[WRITTEN INSTRUCTION]
Reproduce the listing exactly, with no pictures in your copy.

┌─ PROVIDED MATERIAL

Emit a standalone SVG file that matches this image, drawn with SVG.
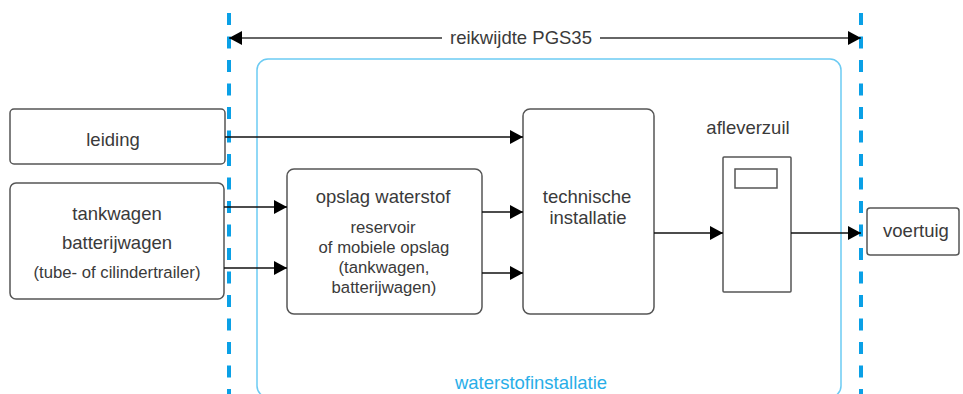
<svg xmlns="http://www.w3.org/2000/svg" width="963" height="394" viewBox="0 0 963 394">
  <style>
    .box { fill: #ffffff; stroke: #555555; stroke-width: 1.5; }
    .lbl { font-family: "Liberation Sans", Arial, sans-serif; font-size: 18.5px; fill: #3a3a3a; text-anchor: middle; }
    .sub { font-family: "Liberation Sans", Arial, sans-serif; font-size: 16.7px; fill: #3a3a3a; text-anchor: middle; }
    .flow { stroke: #111111; stroke-width: 1.5; fill: none; marker-end: url(#head); }
    .scope { stroke: #0aa0e6; stroke-width: 4; stroke-dasharray: 12 11.5; fill: none; }
  </style>
  <defs>
    <marker id="head" markerUnits="userSpaceOnUse" markerWidth="13" markerHeight="14" refX="13" refY="7" orient="auto-start-reverse">
      <path d="M0,0 L13,7 L0,14 z" fill="#000000"/>
    </marker>
  </defs>

  <rect width="963" height="394" fill="#ffffff"/>

  <!-- installation boundary -->
  <g id="waterstofinstallatie">
    <rect x="257" y="59" width="584" height="338" rx="11" fill="none" stroke="#6ccbf3" stroke-width="1.5"/>
    <text x="531" y="389" font-family="Liberation Sans, Arial, sans-serif" font-size="18.5" fill="#29aee8" text-anchor="middle">waterstofinstallatie</text>
  </g>

  <!-- scope markers -->
  <g id="scope">
    <line class="scope" x1="229" y1="13" x2="229" y2="394"/>
    <line class="scope" x1="861" y1="13" x2="861" y2="394"/>
    <line x1="229" y1="38" x2="861" y2="38" stroke="#333333" stroke-width="1.5" marker-start="url(#head)" marker-end="url(#head)"/>
    <rect x="442" y="26" width="158" height="24" fill="#ffffff"/>
    <text class="lbl" x="521" y="44">reikwijdte PGS35</text>
  </g>

  <g id="leiding">
    <rect class="box" x="10" y="109" width="215" height="55" rx="4"/>
    <text class="lbl" x="113" y="146">leiding</text>
  </g>

  <g id="tankwagen">
    <rect class="box" x="10" y="183" width="214" height="116" rx="6"/>
    <text class="lbl" x="117" y="220">tankwagen</text>
    <text class="lbl" x="117" y="249">batterijwagen</text>
    <text class="sub" x="117" y="278">(tube- of cilindertrailer)</text>
  </g>

  <g id="opslag">
    <rect class="box" x="287" y="169" width="195" height="145" rx="7"/>
    <text class="lbl" x="383" y="203">opslag waterstof</text>
    <text class="sub" x="383" y="233">reservoir</text>
    <text class="sub" x="384" y="253">of mobiele opslag</text>
    <text class="sub" x="384" y="273">(tankwagen,</text>
    <text class="sub" x="384" y="293">batterijwagen)</text>
  </g>

  <g id="technische-installatie">
    <rect class="box" x="523" y="109" width="131" height="205" rx="7"/>
    <text class="lbl" x="587" y="203">technische</text>
    <text class="lbl" x="588" y="224">installatie</text>
  </g>

  <g id="afleverzuil">
    <text class="lbl" x="748" y="134">afleverzuil</text>
    <rect class="box" x="723" y="157" width="68" height="135" rx="1"/>
    <rect x="735" y="169" width="42" height="19" fill="#ffffff" stroke="#555555" stroke-width="1.5"/>
  </g>

  <g id="voertuig">
    <rect class="box" x="867" y="208" width="92" height="47" rx="3"/>
    <text class="lbl" x="916" y="237">voertuig</text>
  </g>

  <!-- connectors -->
  <g id="connectors">
    <line class="flow" x1="225" y1="137" x2="523" y2="137"/>
    <line class="flow" x1="224" y1="207" x2="287" y2="207"/>
    <line class="flow" x1="224" y1="268" x2="287" y2="268"/>
    <line class="flow" x1="482" y1="212" x2="523" y2="212"/>
    <line class="flow" x1="482" y1="273" x2="523" y2="273"/>
    <line class="flow" x1="654" y1="233" x2="723" y2="233"/>
    <line class="flow" x1="791" y1="233" x2="861" y2="233"/>
  </g>
</svg>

└─

[COMPLETE RESPONSE]
Emit a standalone SVG file that matches this image, drawn with SVG.
<svg xmlns="http://www.w3.org/2000/svg" width="963" height="394" viewBox="0 0 963 394">
  <style>
    .box { fill: #ffffff; stroke: #555555; stroke-width: 1.5; }
    .lbl { font-family: "Liberation Sans", Arial, sans-serif; font-size: 18.5px; fill: #3a3a3a; text-anchor: middle; }
    .sub { font-family: "Liberation Sans", Arial, sans-serif; font-size: 16.7px; fill: #3a3a3a; text-anchor: middle; }
    .flow { stroke: #111111; stroke-width: 1.5; fill: none; marker-end: url(#head); }
    .scope { stroke: #0aa0e6; stroke-width: 4; stroke-dasharray: 12 11.5; fill: none; }
  </style>
  <defs>
    <marker id="head" markerUnits="userSpaceOnUse" markerWidth="13" markerHeight="14" refX="13" refY="7" orient="auto-start-reverse">
      <path d="M0,0 L13,7 L0,14 z" fill="#000000"/>
    </marker>
  </defs>

  <rect width="963" height="394" fill="#ffffff"/>

  <!-- installation boundary -->
  <g id="waterstofinstallatie">
    <rect x="257" y="59" width="584" height="338" rx="11" fill="none" stroke="#6ccbf3" stroke-width="1.5"/>
    <text x="531" y="389" font-family="Liberation Sans, Arial, sans-serif" font-size="18.5" fill="#29aee8" text-anchor="middle">waterstofinstallatie</text>
  </g>

  <!-- scope markers -->
  <g id="scope">
    <line class="scope" x1="229" y1="13" x2="229" y2="394"/>
    <line class="scope" x1="861" y1="13" x2="861" y2="394"/>
    <line x1="229" y1="38" x2="861" y2="38" stroke="#333333" stroke-width="1.5" marker-start="url(#head)" marker-end="url(#head)"/>
    <rect x="442" y="26" width="158" height="24" fill="#ffffff"/>
    <text class="lbl" x="521" y="44">reikwijdte PGS35</text>
  </g>

  <g id="leiding">
    <rect class="box" x="10" y="109" width="215" height="55" rx="4"/>
    <text class="lbl" x="113" y="146">leiding</text>
  </g>

  <g id="tankwagen">
    <rect class="box" x="10" y="183" width="214" height="116" rx="6"/>
    <text class="lbl" x="117" y="220">tankwagen</text>
    <text class="lbl" x="117" y="249">batterijwagen</text>
    <text class="sub" x="117" y="278">(tube- of cilindertrailer)</text>
  </g>

  <g id="opslag">
    <rect class="box" x="287" y="169" width="195" height="145" rx="7"/>
    <text class="lbl" x="383" y="203">opslag waterstof</text>
    <text class="sub" x="383" y="233">reservoir</text>
    <text class="sub" x="384" y="253">of mobiele opslag</text>
    <text class="sub" x="384" y="273">(tankwagen,</text>
    <text class="sub" x="384" y="293">batterijwagen)</text>
  </g>

  <g id="technische-installatie">
    <rect class="box" x="523" y="109" width="131" height="205" rx="7"/>
    <text class="lbl" x="587" y="203">technische</text>
    <text class="lbl" x="588" y="224">installatie</text>
  </g>

  <g id="afleverzuil">
    <text class="lbl" x="748" y="134">afleverzuil</text>
    <rect class="box" x="723" y="157" width="68" height="135" rx="1"/>
    <rect x="735" y="169" width="42" height="19" fill="#ffffff" stroke="#555555" stroke-width="1.5"/>
  </g>

  <g id="voertuig">
    <rect class="box" x="867" y="208" width="92" height="47" rx="3"/>
    <text class="lbl" x="916" y="237">voertuig</text>
  </g>

  <!-- connectors -->
  <g id="connectors">
    <line class="flow" x1="225" y1="137" x2="523" y2="137"/>
    <line class="flow" x1="224" y1="207" x2="287" y2="207"/>
    <line class="flow" x1="224" y1="268" x2="287" y2="268"/>
    <line class="flow" x1="482" y1="212" x2="523" y2="212"/>
    <line class="flow" x1="482" y1="273" x2="523" y2="273"/>
    <line class="flow" x1="654" y1="233" x2="723" y2="233"/>
    <line class="flow" x1="791" y1="233" x2="861" y2="233"/>
  </g>
</svg>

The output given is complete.